*Brief:*
Extract all lines in the data that contain the word "matplotlib".

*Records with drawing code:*

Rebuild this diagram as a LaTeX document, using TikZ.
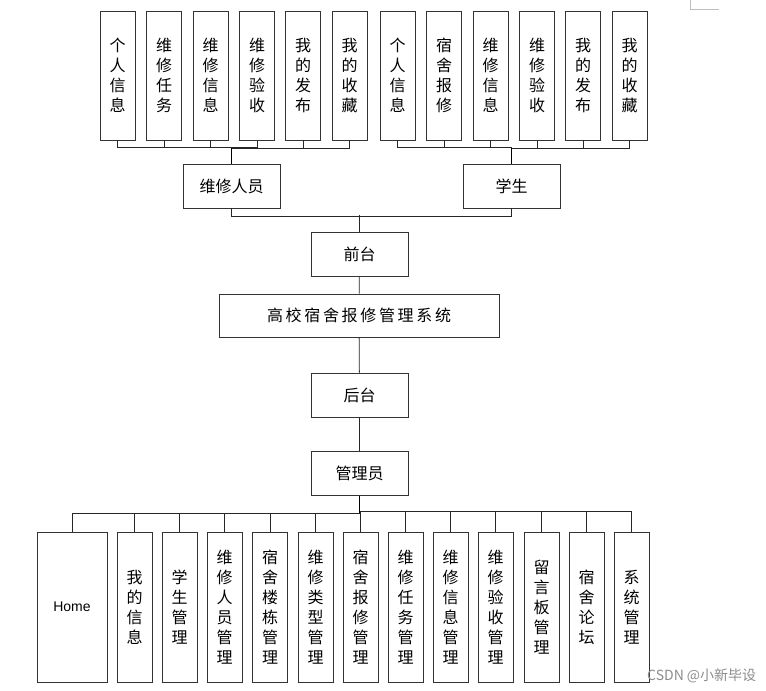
\documentclass[tikz,border=0pt]{standalone}
\usepackage{fontspec}
\newfontfamily\cjk{Noto Sans CJK SC}
\newfontfamily\lat{Liberation Sans}
\usetikzlibrary{positioning,calc}

\tikzset{
  box/.style = {draw = black!80, line width = .8pt, inner sep = 0pt, font = \cjk\fontsize{16}{20}\selectfont, align = center},
  col/.style = {box, minimum width = 35pt, minimum height = 129pt},
  low/.style = {box, minimum width = 35pt, minimum height = 150pt},
  wide/.style = {box, minimum width = 97pt, minimum height = 44pt},
  link/.style = {draw = black!85, line width = .8pt},
  trunk/.style = {draw = black, line width = 1.2pt}
}

\begin{document}
\begin{tikzpicture}[x = 1pt, y = -1pt]
\useasboundingbox (0, 0) rectangle (766, 691);
% top row, left group
\node[col] (w1) at (117.5, 75.5) {个\\人\\信\\息};
\node[col] (w2) at (164, 75.5) {维\\修\\任\\务};
\node[col] (w3) at (210.5, 75.5) {维\\修\\信\\息};
\node[col] (w4) at (257, 75.5) {维\\修\\验\\收};
\node[col] (w5) at (303, 75.5) {我\\的\\发\\布};
\node[col] (w6) at (349.5, 75.5) {我\\的\\收\\藏};
% top row, right group
\node[col] (s1) at (397.5, 75.5) {个\\人\\信\\息};
\node[col] (s2) at (444, 75.5) {宿\\舍\\报\\修};
\node[col] (s3) at (490.5, 75.5) {维\\修\\信\\息};
\node[col] (s4) at (537, 75.5) {维\\修\\验\\收};
\node[col] (s5) at (583, 75.5) {我\\的\\发\\布};
\node[col] (s6) at (629.5, 75.5) {我\\的\\收\\藏};
% roles
\node[wide] (wxry) at (231.5, 186) {维修人员};
\node[wide] (xs) at (511.5, 186) {学生};
% middle column
\node[wide] (qt) at (359.5, 254.5) {前台};
\node[box, minimum width = 280pt, minimum height = 43pt] (sys) at (359, 315.5) {高\,校\,宿\,舍\,报\,修\,管\,理\,系\,统};
\node[wide] (ht) at (359.5, 395) {后台};
\node[wide] (gly) at (359.5, 473.5) {管理员};
% bottom row
\node[box, minimum width = 70pt, minimum height = 150pt, font = \lat\fontsize{14}{20}\selectfont] (home) at (72, 607) {Home};
\node[low] (b1) at (134.5, 607) {我\\的\\信\\息};
\node[low] (b2) at (179.5, 607) {学\\生\\管\\理};
\node[low] (b3) at (224.5, 607) {维\\修\\人\\员\\管\\理};
\node[low] (b4) at (270, 607) {宿\\舍\\楼\\栋\\管\\理};
\node[low] (b5) at (315.5, 607) {维\\修\\类\\型\\管\\理};
\node[low] (b6) at (360.5, 607) {宿\\舍\\报\\修\\管\\理};
\node[low] (b7) at (405.5, 607) {维\\修\\任\\务\\管\\理};
\node[low] (b8) at (450.5, 607) {维\\修\\信\\息\\管\\理};
\node[low] (b9) at (495.5, 607) {维\\修\\验\\收\\管\\理};
\node[low] (b10) at (541.5, 607) {留\\言\\板\\管\\理};
\node[low] (b11) at (586.5, 607) {宿\\舍\\论\\坛};
\node[low] (b12) at (631.5, 607) {系\\统\\管\\理};
% bus points
\coordinate (wbus) at ($(wxry.north) + (0, -16)$);
\coordinate (sbus) at ($(xs.north) + (0, -16)$);
\coordinate (gbus) at ($(gly.south) + (0, 17)$);
% connectors
\draw[link] (w1.south) |- (wbus);
\draw[link] (w2.south) |- (wbus);
\draw[link] (w3.south) |- (wbus);
\draw[link] (w4.south) |- (wbus);
\draw[link] (w5.south) -- ++(0, 8) -| (wbus);
\draw[link] (w6.south) -- ++(0, 8) -| (wbus);
\draw[trunk] (wxry.north) -- (wbus);
\draw[link] (s1.south) |- (sbus);
\draw[link] (s2.south) |- (sbus);
\draw[link] (s3.south) |- (sbus);
\draw[link] (s4.south) -- ++(0, 8) -| (sbus);
\draw[link] (s5.south) -- ++(0, 8) -| (sbus);
\draw[link] (s6.south) -- ++(0, 8) -| (sbus);
\draw[trunk] (xs.north) -- (sbus);
\draw[link] (wxry.south) -- ++(0, 8) -| (xs.south);
\draw[link] (qt.north) -- ++(0, -17);
\draw[link] (qt) -- (sys);
\draw[link] (sys) -- (ht);
\draw[link] (ht) -- (gly);
\draw[link] (home.north) |- (gbus);
\draw[link] (b1.north) |- (gbus);
\draw[link] (b2.north) |- (gbus);
\draw[link] (b3.north) |- (gbus);
\draw[link] (b4.north) |- (gbus);
\draw[link] (b5.north) |- (gbus);
\draw[link] (b6.north) -- ++(0, -20) -| (gbus);
\draw[link] (b7.north) -- ++(0, -20) -| (gbus);
\draw[link] (b8.north) -- ++(0, -20) -| (gbus);
\draw[link] (b9.north) -- ++(0, -20) -| (gbus);
\draw[link] (b10.north) -- ++(0, -20) -| (gbus);
\draw[link] (b11.north) -- ++(0, -20) -| (gbus);
\draw[link] (b12.north) -- ++(0, -20) -| (gbus);
\draw[trunk] (gly.south) -- (gbus);
% page corner and watermark
\coordinate (pc) at (690, 9);
\draw[black!25, line width = .7pt] (690, 0) -- (pc) -- (719, 9);
\node[font = \cjk\fontsize{14}{16}\selectfont, text = black!45, anchor = west, inner sep = 0pt] (mark) at (647, 676) {CSDN @小新毕设};
\end{tikzpicture}
\end{document}
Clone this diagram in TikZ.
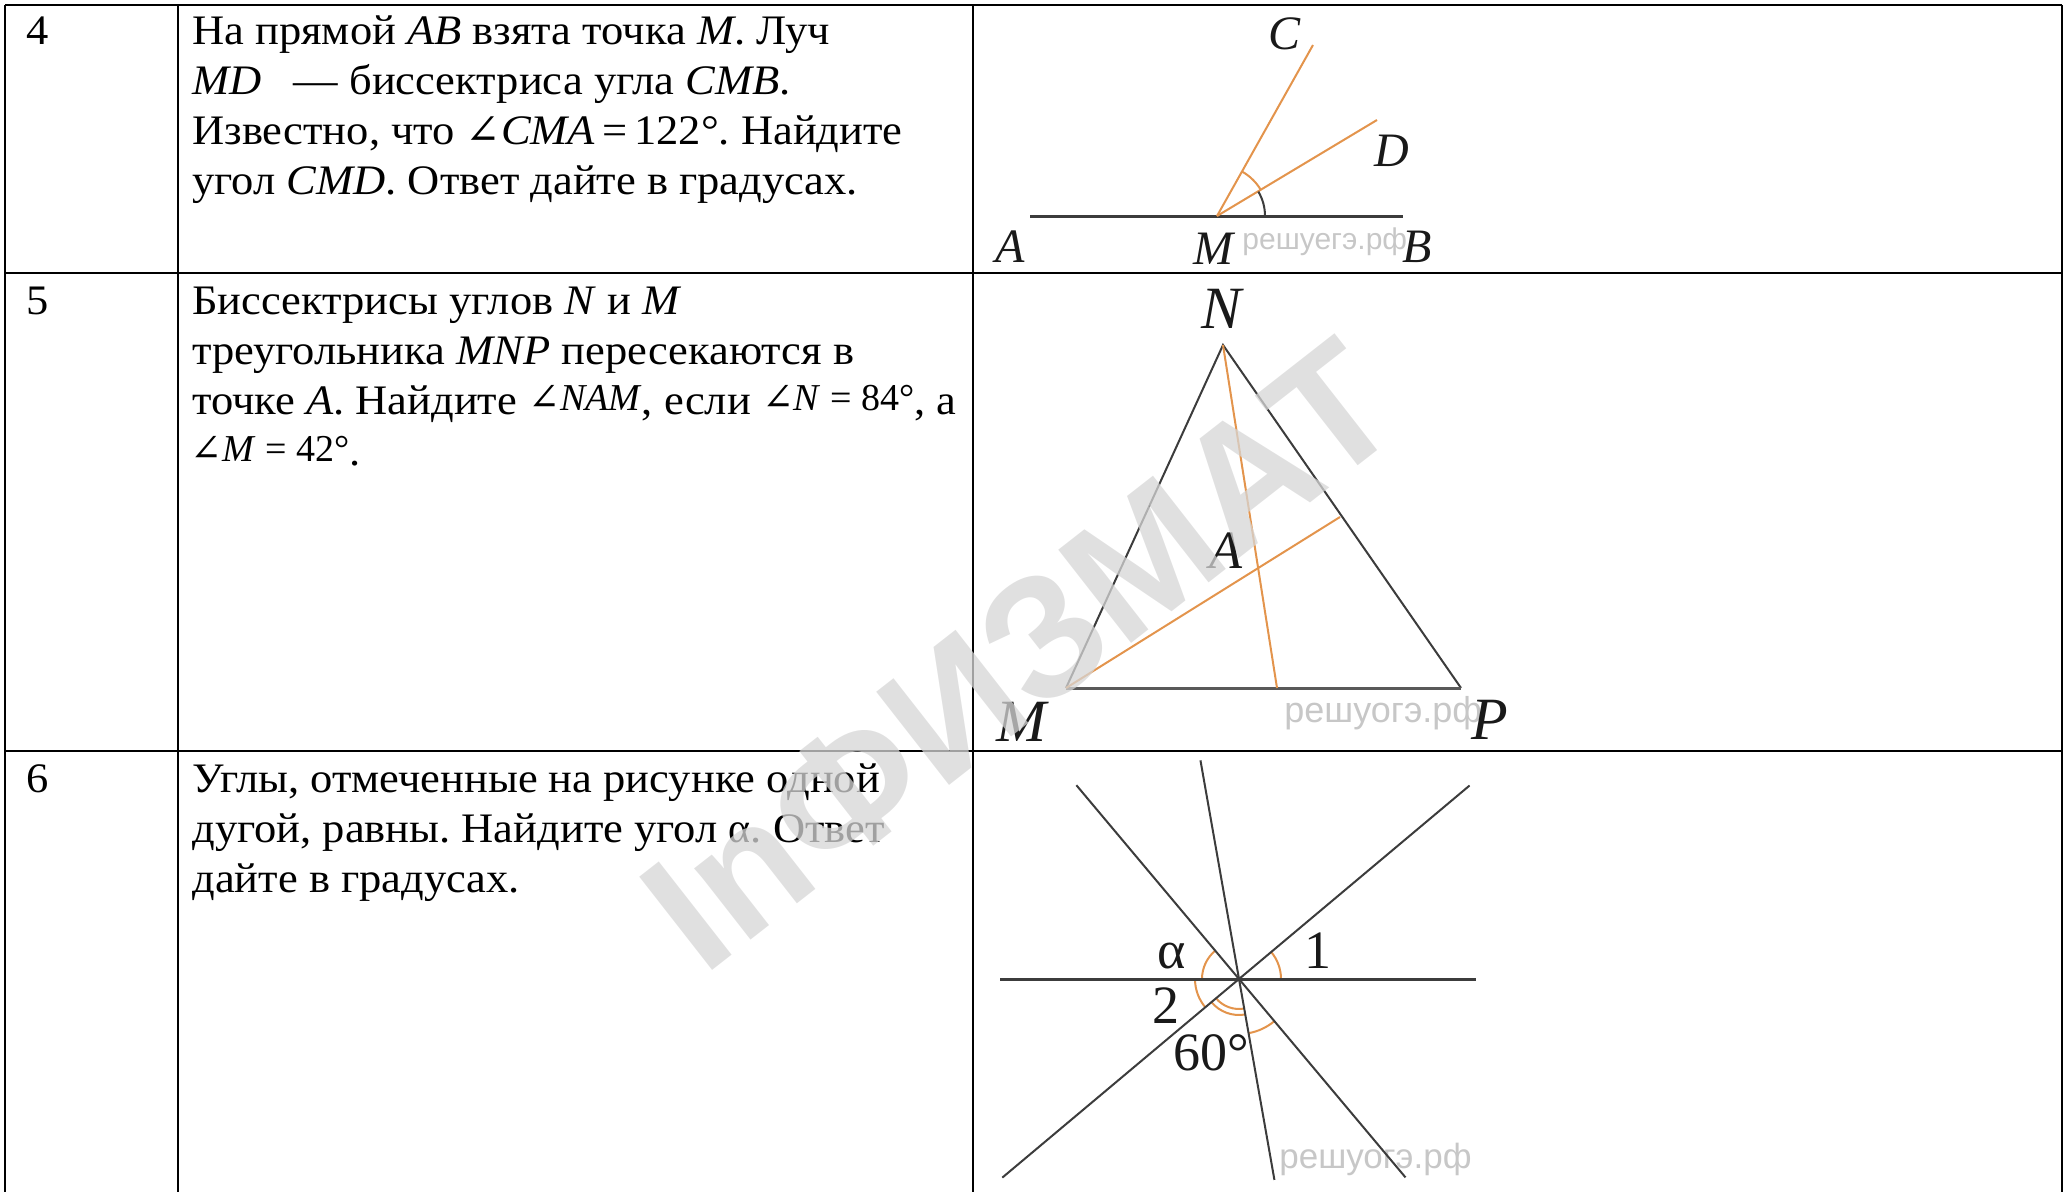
\documentclass[tikz,border=0pt]{standalone}
\usepackage{fontspec}
\setmainfont{Liberation Serif}[FakeStretch=1.06]
\newfontfamily\timesfont{Liberation Serif}
\newfontfamily\symfont{DejaVu Serif}
\newfontfamily\sitefont{Liberation Sans}
\usetikzlibrary{calc}
\frenchspacing

\definecolor{rayc}{RGB}{227,148,76}
\definecolor{ink}{RGB}{60,60,60}
\newcommand{\angsym}{{\symfont ∠}}
\newcommand{\mth}[1]{\raisebox{2pt}{\timesfont\fontsize{19}{22}\selectfont #1}}

\begin{document}
\begin{tikzpicture}[
  x=0.5pt, y=-0.5pt,
  rule/.style={line width=1.3pt, black},
  txt/.style={anchor=base west, inner sep=0pt, font=\fontsize{21}{25}\selectfont},
  seg/.style={line width=1pt, ink},
  baseln/.style={line width=1.5pt, ink},
  bis/.style={line width=1pt, rayc},
  arcpen/.style={line width=1pt, rayc},
  lbl/.style={inner sep=0pt, text=black!90, font=\timesfont\itshape\fontsize{#1}{#1}\selectfont},
  num/.style={inner sep=0pt, text=black!90, font=\timesfont\fontsize{#1}{#1}\selectfont},
  site/.style={anchor=base west, inner sep=0pt, text=black!22, font=\sitefont\fontsize{#1}{#1}\selectfont}
]
\useasboundingbox (0,0) rectangle (2067,1192);

% ── Table grid ──
\foreach \yy in {5,273,751}
  \draw[rule] (5,\yy) -- (2062,\yy);
\foreach \xx in {5,178,973,2062}
  \draw[rule] (\xx,5) -- (\xx,1192);

% ── Row 4 ──
\node[txt] (n4) at (26,45) {4};
\node[txt] (t4a) at (192,45) {На прямой \textit{AB} взята точка \textit{M}. Луч};
\node[txt] (t4b) at (192,95) {\textit{MD}\hspace{0.5em} — биссектриса угла \textit{CMB}.};
\node[txt] (t4c) at (192,145) {Известно, что \angsym\textit{CMA}\,=\,122°. Найдите};
\node[txt] (t4d) at (192,195) {угол \textit{CMD}. Ответ дайте в градусах.};

% ── Row 5 ──
\node[txt] (n5) at (26,315) {5};
\node[txt] (t5a) at (192,315) {Биссектрисы углов \textit{N} и \textit{M}};
\node[txt] (t5b) at (192,365) {треугольника \textit{MNP} пересекаются в};
\node[txt] (t5c) at (192,415) {точке \textit{A}. Найдите \mth{\angsym\textit{NAM}}, если \mth{\angsym\textit{N} = 84°}, а};
\node[txt] (t5d) at (190,466) {\mth{\angsym\textit{M} = 42°}.};

% ── Row 6 ──
\node[txt] (n6) at (26,792) {6};
\node[txt] (t6a) at (192,792) {Углы, отмеченные на рисунке одной};
\node[txt] (t6b) at (192,842) {дугой, равны. Найдите угол {\timesfont α}. Ответ};
\node[txt] (t6c) at (192,892) {дайте в градусах.};

% ── Figure 4: ray MD bisects angle CMB ──
\coordinate (M4) at (1217,216);
\coordinate (A4) at (1030,217);
\coordinate (B4) at (1403,217);
\coordinate (C4) at (1313,45);
\coordinate (D4) at (1377,120);
\node[site=15] (w4) at (1242,250) {решуегэ.рф};
\draw[baseln] (A4) -- (B4);
\draw[bis] (M4) -- (C4);
\draw[bis] (M4) -- (D4);
\draw[arcpen] ($(M4)+(-30.5:51)$) arc[start angle=-30.5, end angle=-60.5, radius=51];
\draw[seg] ($(M4)+(0:48)$) arc[start angle=0, end angle=-30.5, radius=48];
\node[lbl=24] (lC4) at (1284,34) {C};
\node[lbl=24] (lD4) at (1392,151) {D};
\node[lbl=24] (lA4) at (1010,247) {A};
\node[lbl=24] (lM4) at (1213,249) {M};
\node[lbl=24] (lB4) at (1417,247) {B};

% ── Figure 5: triangle MNP ──
\coordinate (N5) at (1223,345);
\coordinate (M5) at (1066,688);
\coordinate (P5) at (1461,688);
\coordinate (F5) at (1277,688);
\coordinate (K5) at (1340,517);
\coordinate (A5) at (intersection of N5--F5 and M5--K5);
\node[site=18] (w5) at (1284,722) {решуогэ.рф};
\draw[seg] (M5) -- (N5) -- (P5);
\draw[baseln, ink!85] (M5) -- (P5);
\draw[bis] (N5) -- (F5);
\draw[bis] (M5) -- (K5);
\node[lbl=30] (lN5) at (1221,309) {N};
\node[lbl=30] (lM5) at (1021,722) {M};
\node[lbl=30] (lP5) at (1490,720) {P};
\node[lbl=27] (lA5) at ($(A5)+(-32,-17)$) {A};

% ── Figure 6: four lines through one point ──
\coordinate (O6) at (1239,979);
\coordinate (H6a) at (1000,979);
\coordinate (H6b) at (1476,979);
\node[site=17.5] (w6) at (1279,1168) {решуогэ.рф};
\draw[arcpen] ($(O6)+(0:42)$) arc[start angle=0, end angle=-40, radius=42];
\draw[arcpen] ($(O6)+(-130:37)$) arc[start angle=-130, end angle=-180, radius=37];
\draw[arcpen] ($(O6)+(-180:44)$) arc[start angle=-180, end angle=-220, radius=44];
\draw[arcpen] ($(O6)+(-220:30)$) arc[start angle=-220, end angle=-280, radius=30];
\draw[arcpen] ($(O6)+(-220:36)$) arc[start angle=-220, end angle=-280, radius=36];
\draw[arcpen] ($(O6)+(-280:55)$) arc[start angle=-280, end angle=-310, radius=55];
\draw[baseln] (H6a) -- (H6b);
\draw[seg] ($(O6)+(-100:222)$) -- ($(O6)+(80:204)$);
\draw[seg] ($(O6)+(-130:253)$) -- ($(O6)+(50:259)$);
\draw[seg] ($(O6)+(-40:301)$) -- ($(O6)+(140:309)$);
\node[num=27] (lal6) at (1172,956) {α};
\node[num=27] (lo6) at (1318,951) {1};
\node[num=27] (ltw6) at (1166,1006) {2};
\node[num=27] (lsx6) at (1211,1053) {60°};

% ── Watermark ──
\node[rotate=38, inner sep=0pt, text=black!16, text opacity=0.75,
  font=\sitefont\bfseries\fontsize{86}{86}\selectfont] (wm) at (1020,655) {InФИЗМАТ};

\end{tikzpicture}
\end{document}
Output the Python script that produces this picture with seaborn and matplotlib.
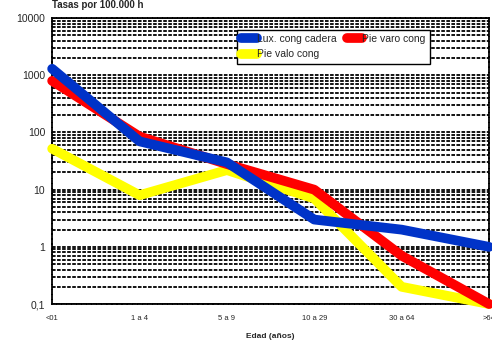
import numpy as np
import pandas as pd
import matplotlib
matplotlib.use("Agg")
import matplotlib.pyplot as plt
import seaborn as sns
from matplotlib.ticker import FixedLocator, FuncFormatter

# ===== datos =====
edades = ["<01", "1 a 4", "5 a 9", "10 a 29", "30 a 64", ">64"]
lux_cadera = [1300, 70, 30, 3, 2, 1]
pie_varo = [800, 85, 28, 10, 0.7, 0.1]
pie_valo = [52, 8, 22, 7, 0.2, 0.1]

series = ["Lux. cong cadera", "Pie varo cong", "Pie valo cong"]
colores = ["#0033C8", "#FF0000", "#FFFF00"]

df = pd.DataFrame({
    "edad": edades * 3,
    "tasa": lux_cadera + pie_varo + pie_valo,
    "serie": [series[0]] * 6 + [series[1]] * 6 + [series[2]] * 6,
})

sns.set_style("white")
plt.rcParams["font.family"] = ["Liberation Sans", "DejaVu Sans"]

fig = plt.figure(figsize=(4.92, 3.42), dpi=100)
ax = fig.add_axes([0.106, 0.111, 0.888, 0.836])

# grid de fondo (líneas discontinuas en cada subdivisión)
ax.set_yscale("log")
ax.set_ylim(0.1, 10000)
ax.set_xlim(0, 5)
minors = [m * 10.0 ** e for e in range(-1, 4) for m in range(1, 10)] + [10000]
for v in minors:
    ax.axhline(v, color="black", lw=1.3, ls=(0, (2, 0.8)), zorder=0)

# dibujar en orden: amarillo, rojo, azul (azul encima)
for i in [2, 1, 0]:
    sub = df[df["serie"] == series[i]]
    sns.lineplot(data=sub, x="edad", y="tasa", ax=ax, color=colores[i],
                 lw=7, solid_capstyle="round", solid_joinstyle="round",
                 sort=False, clip_on=False, zorder=3 + (2 - i), label=series[i])

ax.set_xlim(0, 5)
ax.set_ylim(0.1, 10000)

for s in ax.spines.values():
    s.set_visible(True)
    s.set_color("black")
    s.set_linewidth(1.3)
    s.set_linestyle((0, (2, 0.8)))

ax.yaxis.set_major_locator(FixedLocator([0.1, 1, 10, 100, 1000, 10000]))
ax.yaxis.set_minor_locator(FixedLocator([]))
ax.yaxis.set_major_formatter(FuncFormatter(
    lambda v, p: "0,1" if v < 1 else f"{int(round(v))}"))
ax.tick_params(axis="y", labelsize=7.5, length=0, pad=5)
ax.tick_params(axis="x", labelsize=5.5, length=0, pad=8)
ax.set_xticks(range(len(edades)))
ax.set_xticklabels(edades)

ax.set_ylabel("")
ax.set_xlabel("Edad (años)", fontsize=6, fontweight="bold", labelpad=8)
ax.text(0.0, 1.03, "Tasas por 100.000 h", transform=ax.transAxes,
        fontsize=7, fontweight="bold", ha="left", va="bottom")

# leyenda (orden por filas: Lux | Pie varo / Pie valo)
h, l = ax.get_legend_handles_labels()
mapa = dict(zip(l, h))
orden_leg = [series[0], series[2], series[1]]
leg = ax.legend([mapa[s] for s in orden_leg], orden_leg, ncol=2,
                loc="upper left", bbox_to_anchor=(0.423, 0.96),
                fontsize=7.5, frameon=True, fancybox=False,
                handlelength=1.5, handletextpad=0.0, columnspacing=1.0,
                labelspacing=0.55, borderpad=0.4, borderaxespad=0)
leg.get_frame().set_edgecolor("black")
leg.get_frame().set_linewidth(1.0)
leg.get_frame().set_alpha(1)
leg.set_zorder(10)

fig.savefig("out.png", dpi=100)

*Exercise solution:*
Output the Python script that produces this picture with seaborn and matplotlib.
import matplotlib
matplotlib.use("Agg")
import matplotlib.pyplot as plt
from matplotlib.ticker import FixedLocator, FuncFormatter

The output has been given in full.